Source: published reviews of the West End production at the Arts, Lyric, and Vaudeville theatres, 2019–2026.

Everything You Need to Know

What happens in SIX?

The premise is simple and the execution isn't. Henry VIII's six wives — divorced, beheaded, died, divorced, beheaded, survived — take the stage as a pop group. They've been reduced to a rhyme for centuries, and they're not having it any more. To pass the time, they hold a competition: whichever Queen suffered most at Henry's hands gets to be lead singer. Each takes the mic in turn.

The competition begins

Catherine of Aragon opens with "No Way" — a Beyoncé-style power ballad about being cast aside after twenty-four years of marriage for refusing to grant Henry an annulment. Anne Boleyn follows with "Don't Lose Ur Head," a giddy Avril Lavigne / Lily Allen pastiche that turns flirtation, miscarriage, and execution into a single brutally fast pop song.

Sister, sister

Jane Seymour — the wife Henry loved, the one who died — sings "Heart of Stone," an Adele-flavoured ballad that is the show's most straight-faced moment. Anna of Cleves arrives with "Get Down," a Rihanna-meets-Nicki Minaj victory lap about being divorced, paid handsomely, and given a castle.
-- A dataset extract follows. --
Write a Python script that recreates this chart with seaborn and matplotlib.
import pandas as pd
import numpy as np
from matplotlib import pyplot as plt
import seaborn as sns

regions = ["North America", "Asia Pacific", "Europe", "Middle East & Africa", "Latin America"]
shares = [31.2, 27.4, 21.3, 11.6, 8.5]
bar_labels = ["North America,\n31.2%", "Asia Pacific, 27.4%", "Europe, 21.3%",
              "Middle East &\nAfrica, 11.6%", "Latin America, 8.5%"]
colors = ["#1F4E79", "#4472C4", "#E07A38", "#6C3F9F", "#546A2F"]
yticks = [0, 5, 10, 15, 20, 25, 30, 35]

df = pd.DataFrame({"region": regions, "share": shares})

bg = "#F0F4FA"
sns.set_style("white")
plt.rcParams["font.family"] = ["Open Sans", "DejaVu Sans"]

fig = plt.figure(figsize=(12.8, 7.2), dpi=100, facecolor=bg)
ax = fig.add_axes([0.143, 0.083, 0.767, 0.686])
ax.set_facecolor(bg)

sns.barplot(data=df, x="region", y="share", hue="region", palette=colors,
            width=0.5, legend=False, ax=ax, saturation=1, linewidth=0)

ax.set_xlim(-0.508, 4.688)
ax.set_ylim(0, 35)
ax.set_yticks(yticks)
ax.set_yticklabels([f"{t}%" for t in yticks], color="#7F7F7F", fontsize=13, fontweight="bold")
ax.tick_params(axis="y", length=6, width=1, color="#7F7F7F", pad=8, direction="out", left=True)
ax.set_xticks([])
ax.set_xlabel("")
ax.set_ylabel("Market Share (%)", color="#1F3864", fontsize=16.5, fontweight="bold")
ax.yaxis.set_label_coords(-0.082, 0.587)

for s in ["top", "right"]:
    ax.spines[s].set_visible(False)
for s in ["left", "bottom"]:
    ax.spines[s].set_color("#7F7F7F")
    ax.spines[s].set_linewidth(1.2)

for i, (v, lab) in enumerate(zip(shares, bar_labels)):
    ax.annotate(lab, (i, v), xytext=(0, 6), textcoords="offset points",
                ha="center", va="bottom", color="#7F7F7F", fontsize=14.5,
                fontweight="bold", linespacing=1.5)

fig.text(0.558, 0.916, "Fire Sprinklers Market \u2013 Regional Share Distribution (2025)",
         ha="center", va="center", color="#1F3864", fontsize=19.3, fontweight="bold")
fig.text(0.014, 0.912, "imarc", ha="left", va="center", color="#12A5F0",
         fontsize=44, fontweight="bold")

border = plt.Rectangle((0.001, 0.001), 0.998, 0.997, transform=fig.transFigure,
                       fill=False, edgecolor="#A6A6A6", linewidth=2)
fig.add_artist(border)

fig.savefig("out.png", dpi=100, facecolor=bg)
It's the show's most uncomplicated piece of fun.

The dark turn

Katherine Howard's "All You Wanna Do" starts as bubbly Ariana Grande-style flirt-pop and reveals itself, verse by verse, as something else entirely — a portrait of a teenage girl who learned early that the only attention she could get from men was sexual, and was killed for it at 19. It's the show's genuine gut-punch, and the moment SIX earns its claim to be more than a concert.

Rewriting her-story

Catherine Parr arrives last with "I Don't Need Your Love," an Alicia Keys-style ballad that begins as her own story — the woman she actually loved before Henry forced her to marry him — and turns into a refusal of the entire competition. The Queens stop trying to outdo each other. They imagine, for the closing number, the lives they might have had if they'd never met Henry at all. Then, freed from him, they sing "Six" — the histo-remix where each writes her own ending. The Megasix finale puts the audience on its feet.